Peninsula school board welcomes new member, elects officers

Academics: Committee to be formed to redraw boundaries for coming school year

of the GatewayDecember 11, 2013 

Newly elected school board member David Olsen, left, prepares for his first meeting on Thursday at Henderson Bay High School. Harlan Gallinger, right, was elected president of the board.


The Peninsula School District’s Board of Directors has a new member and a new president.

Harlan Gallinger was elected president, succeeding Wendy Wojtanowicz, and David Olson was sworn in as a new member during Thursday’s meeting at Henderson Bay High School.

“Take care of that, Harlan,” Wojtanowicz said as she passed the gavel. “Use it carefully.”

Wojtanowicz will remain on the board. She and Gallinger were elected in unopposed races in November, and voters chose Olson over incumbent Rick Jones.

In the coming year, the board will begin the process of redistricting students due to overcrowding. Classrooms, mostly at the elementary level, are at near capacity, and the board worries an influx of families at new apartment buildings will push the district to its limit.

Board member Rand Wilhelmsen thinks a new school is still necessary, despite the failure to acquire levy money in November.

“We’re going to run out of time,” Wilhelmsen said. “We’d better get ready and get prepared.”

Redistricting would be a first step before a new space could be built. Matt Wilkinson and Wojtanowicz volunteered to help put together a redistricting committee.

“We’ll get you T-shirts with bull’s-eyes on them,” Peninsula School District Superintendent Chuck Cuzzetto joked.

The school district views redistricting as a necessary step to relieve overcrowding. It would mean moving students to schools with more room and could mean longer bus rides for some.

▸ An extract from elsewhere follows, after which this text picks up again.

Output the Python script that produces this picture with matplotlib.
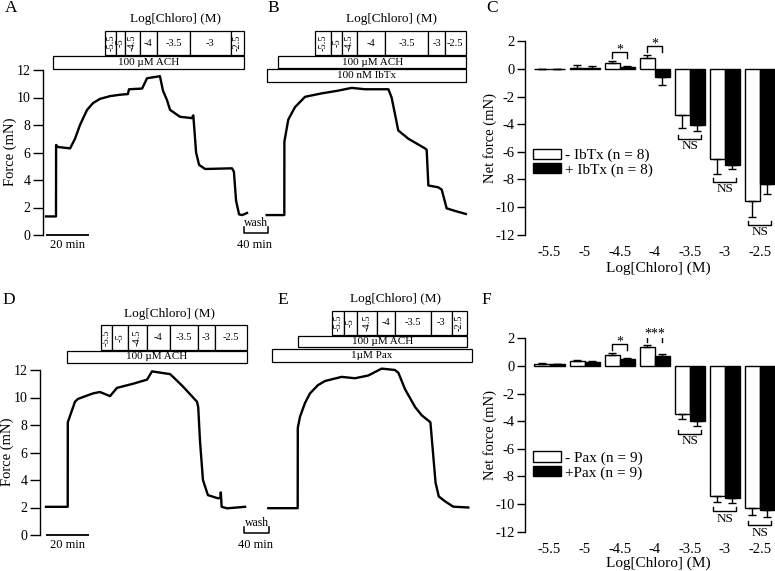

“I’ve always been a proponent of the sooner we get started, the further we’ll be along when people get hit,” Wilhelmsen said.

The committee will be formed at the start of the new year in order to prepare for the 2014-15 school year that kicks off next September.

The committee likely will be made up of board members, school district staff members and community volunteers. The district will ask for volunteers and make sure there’s a balance of opinions from the pool of candidates.

There’s also the possibility of going back to voters for assistance, in the way of either a levy or a bond. The board directed Cuzzetto and his staff to come up with three or four ideas. Those will come to the board in January.

It was a quite a meeting to start Olson’s tenure. He has previously served on the board for the Gig Harbor/Peninsula FISH Food Bank, but schools is a little different, he said.

“First night, a little nerves,” he said of his first meeting. “But I’m looking forward to (being on the board).”

Olson said he wants to find more ways to get parents involved. With the upcoming community input on bonds, levies and new boundaries, that will likely happen.

“It’s been interesting,” he said. “I really appreciate the back-and-forth with the community.”

The school district also earned board approval for a property acquisition at Harbor Hill. The move to get the property previously had been approved by the board, but Cuzzetto said the school district’s attorney saw there was not approval for the final move. The board approved it.

“We would have obviously done this in November, had we known the resolution was required,” Cuzzetto said.

Cuzzetto also gave a presentation regarding the information gleaned in community meetings about the levy failure last month. His general themes, derived from input, were either to run another campaign for money, listen to voters, start moving forward with a plan for the school district and to communicate with the community.

Jerry Gibbs, of Citizens for Responsible School Spending, often referred to as the “no campaign” during the election, commended the board for holding meetings to seek input. He said his group has ideas and hopes the board will bring them into the process.

Gibbs said he thinks the public-input meetings held at school buildings were full of people who agreed with the school district — “choir members,” he called them — and didn’t have a diversity of opinion.

Gallinger gave a short presentation regarding early education. He recently returned from the Washington State School District Association conference. He asked the board to consider steps to fund more education prior to students entering kindergarten. He said that’s the way to close the achievement gap and boost high school graduation rates.

The board will holds its retreat at 4 p.m. on Jan. 9. It will be followed by a board meeting at 6 p.m. at the district office, 14015 62nd Ave. NW, Gig Harbor.